Assim mesmo não era possível lutar corpo a corpo com o Rei Metal, por causa das artimanhas do poder. Então usávamos a sombra do papel contra a sombra do Rei Metal. O herói vencia e conseguia libertar todos os lenços. Era um espetáculo para criança, sem dúvidas, mas que servia para muita gente. Este foi o primeiro, e após ele vieram muitos. Por exemplo, ‘As Quatro chaves’, um espetáculo infantil de rua, mas que também serve para toda as idades – continua.

No espetáculo o público tinha que realizar o desejo dos personagens, que eram representados por quatro grandes painéis.

– Era uma mulher que queria ter filhos; um homem desempregado que queria poder sustentar o filho que ia nascer; um homem solitário à procura de uma companheira; e um gigante que queria um coração para si. O público, junto com os atores, realiza os desejos desses personagens, mas, em seguida todos eles são roubados. Então todos começamos a procura dos desejos desaparecidos. Não interessa dizer quem foi o ladrão, e sim reconhecer a capacidade de resgatá-los, e conseguimos fazer isso – explica.

– Em outra ocasião fizemos um espetáculo falando de como continuar fazendo poesia apesar da repressão. E durante o seu desenvolvimento, uma menina de aproximadamente 8 anos de idade, entrou no espetáculo e falou para os guardas: ‘Vocês não podem matar todos os poetas, porque vocês não podem matar os poetas que ainda não nasceram’. Usamos até hoje a frase desta criança – comenta com alegria.

No momento, o grupo, que conta com 20 componentes, está estreando ‘Os que riem e os que choram’.

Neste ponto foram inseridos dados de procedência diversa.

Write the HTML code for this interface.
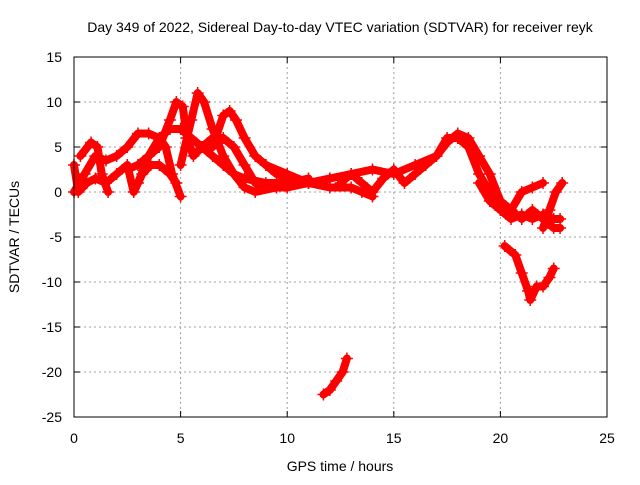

– É uma peça inspirada no romance ‘O homem que ri’ do Victor Hugo, que se passa no século 18, falando das crianças que eram raptadas e deformadas para virar bobo da corte ou andar esmolado pelas ruas. Começaremos com a história e depois a transferiremos para o século 21, aqui em São Paulo. Falaremos das pessoas que ficam nos sinais fazendo alguma atividade para recolher trocados dos que passam. Nossos espetáculos têm muita música, e neste homenageamos Paulinho da Viola, com ‘Sinal fechado’ , que apesar de ter sido feita há 40 anos atrás, é bem significativa hoje – finaliza Ilo Krugli.